Data lines:
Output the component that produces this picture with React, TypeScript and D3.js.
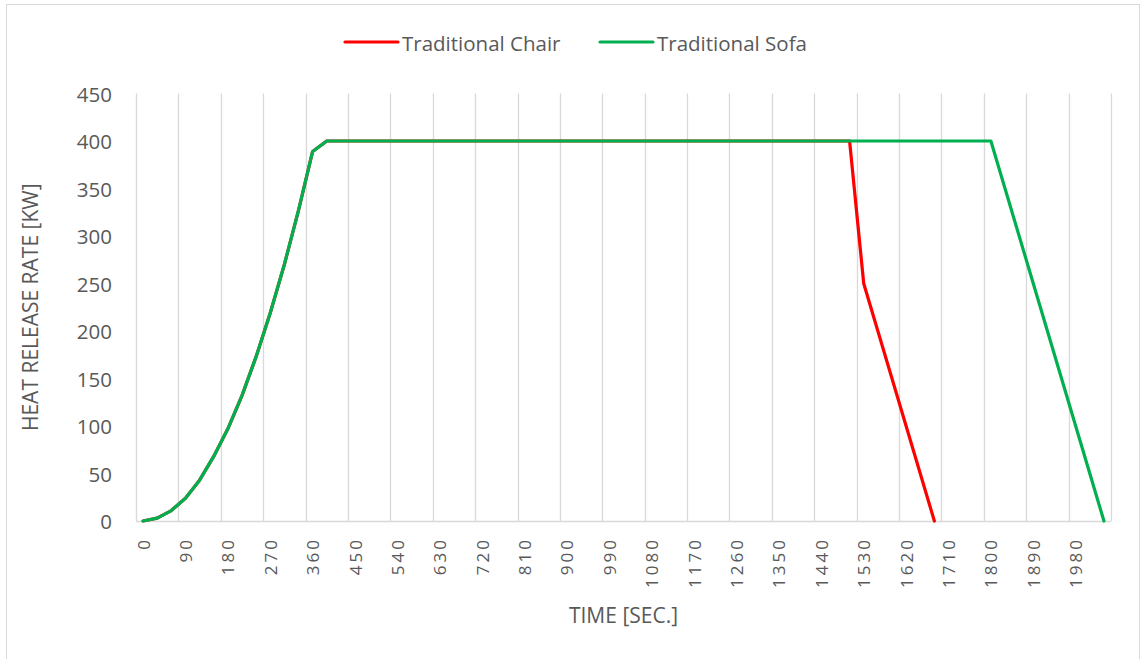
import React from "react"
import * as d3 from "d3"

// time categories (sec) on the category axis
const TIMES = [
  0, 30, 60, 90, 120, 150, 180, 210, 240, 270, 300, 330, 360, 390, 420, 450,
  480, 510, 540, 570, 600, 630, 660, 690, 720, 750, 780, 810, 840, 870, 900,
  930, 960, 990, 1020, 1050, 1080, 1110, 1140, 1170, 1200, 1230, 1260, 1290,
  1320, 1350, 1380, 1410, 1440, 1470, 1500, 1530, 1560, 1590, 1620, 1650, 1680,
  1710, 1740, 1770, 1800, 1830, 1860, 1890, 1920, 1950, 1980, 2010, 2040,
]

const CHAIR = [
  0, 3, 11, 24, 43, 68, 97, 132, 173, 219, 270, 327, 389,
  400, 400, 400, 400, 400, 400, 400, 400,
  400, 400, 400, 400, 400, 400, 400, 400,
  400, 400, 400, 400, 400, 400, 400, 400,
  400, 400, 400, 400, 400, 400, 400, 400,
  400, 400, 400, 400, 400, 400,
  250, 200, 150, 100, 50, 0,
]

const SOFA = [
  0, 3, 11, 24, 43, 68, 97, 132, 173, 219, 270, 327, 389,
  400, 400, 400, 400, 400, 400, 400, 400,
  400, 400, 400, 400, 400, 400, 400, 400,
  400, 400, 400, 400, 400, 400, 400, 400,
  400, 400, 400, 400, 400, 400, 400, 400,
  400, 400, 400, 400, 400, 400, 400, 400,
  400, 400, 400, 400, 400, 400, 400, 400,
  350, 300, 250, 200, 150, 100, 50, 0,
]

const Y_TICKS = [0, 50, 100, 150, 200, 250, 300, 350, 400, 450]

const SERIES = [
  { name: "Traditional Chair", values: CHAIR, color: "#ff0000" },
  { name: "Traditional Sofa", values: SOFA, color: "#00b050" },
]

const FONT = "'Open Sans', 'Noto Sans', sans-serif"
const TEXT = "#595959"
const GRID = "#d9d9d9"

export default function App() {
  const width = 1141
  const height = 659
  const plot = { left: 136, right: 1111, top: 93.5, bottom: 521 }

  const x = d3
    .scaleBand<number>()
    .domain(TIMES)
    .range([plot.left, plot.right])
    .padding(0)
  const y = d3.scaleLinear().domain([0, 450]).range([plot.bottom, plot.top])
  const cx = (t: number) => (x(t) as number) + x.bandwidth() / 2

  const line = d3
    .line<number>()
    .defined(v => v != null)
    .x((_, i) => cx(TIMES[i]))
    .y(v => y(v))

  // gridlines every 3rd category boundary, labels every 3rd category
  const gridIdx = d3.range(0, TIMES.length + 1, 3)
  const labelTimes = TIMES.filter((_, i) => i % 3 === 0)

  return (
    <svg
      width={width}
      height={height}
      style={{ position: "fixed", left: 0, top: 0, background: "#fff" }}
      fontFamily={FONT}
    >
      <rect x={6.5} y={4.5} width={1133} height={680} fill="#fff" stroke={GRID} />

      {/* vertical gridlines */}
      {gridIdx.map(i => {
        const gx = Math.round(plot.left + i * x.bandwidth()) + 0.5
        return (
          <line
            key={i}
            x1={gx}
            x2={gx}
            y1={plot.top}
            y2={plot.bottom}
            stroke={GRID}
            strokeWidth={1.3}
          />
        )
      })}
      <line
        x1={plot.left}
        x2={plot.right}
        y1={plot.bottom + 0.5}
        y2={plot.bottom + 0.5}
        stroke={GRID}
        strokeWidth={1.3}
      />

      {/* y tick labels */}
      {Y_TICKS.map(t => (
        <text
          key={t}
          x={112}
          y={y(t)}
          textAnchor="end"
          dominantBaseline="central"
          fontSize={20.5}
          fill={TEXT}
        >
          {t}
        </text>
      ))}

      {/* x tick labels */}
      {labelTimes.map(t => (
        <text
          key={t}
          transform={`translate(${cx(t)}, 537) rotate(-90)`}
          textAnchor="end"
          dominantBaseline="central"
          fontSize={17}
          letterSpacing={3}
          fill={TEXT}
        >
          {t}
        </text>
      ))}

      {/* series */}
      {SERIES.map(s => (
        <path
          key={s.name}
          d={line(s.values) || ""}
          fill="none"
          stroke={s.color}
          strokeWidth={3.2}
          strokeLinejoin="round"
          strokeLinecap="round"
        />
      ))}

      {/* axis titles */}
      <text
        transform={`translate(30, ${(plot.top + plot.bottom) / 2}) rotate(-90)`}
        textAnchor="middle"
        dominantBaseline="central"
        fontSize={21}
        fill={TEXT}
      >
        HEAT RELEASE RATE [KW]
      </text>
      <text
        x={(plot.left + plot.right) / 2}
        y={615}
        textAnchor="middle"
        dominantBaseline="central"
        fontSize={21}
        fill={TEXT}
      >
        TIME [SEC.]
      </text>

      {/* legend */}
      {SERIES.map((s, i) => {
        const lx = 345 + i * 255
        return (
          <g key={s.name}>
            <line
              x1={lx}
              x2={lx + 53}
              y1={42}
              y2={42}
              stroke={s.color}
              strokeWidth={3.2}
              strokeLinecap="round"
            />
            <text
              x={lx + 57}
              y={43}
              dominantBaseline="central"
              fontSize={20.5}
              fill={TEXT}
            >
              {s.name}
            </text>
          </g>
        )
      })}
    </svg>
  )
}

Exercise: Only lines belong in the copy: transcribe those from the start of the data through the line that contains "import * as", and skip the pictures.

Full solution:
Output the component that produces this picture with React, TypeScript and D3.js.
import React from "react"
import * as d3 from "d3"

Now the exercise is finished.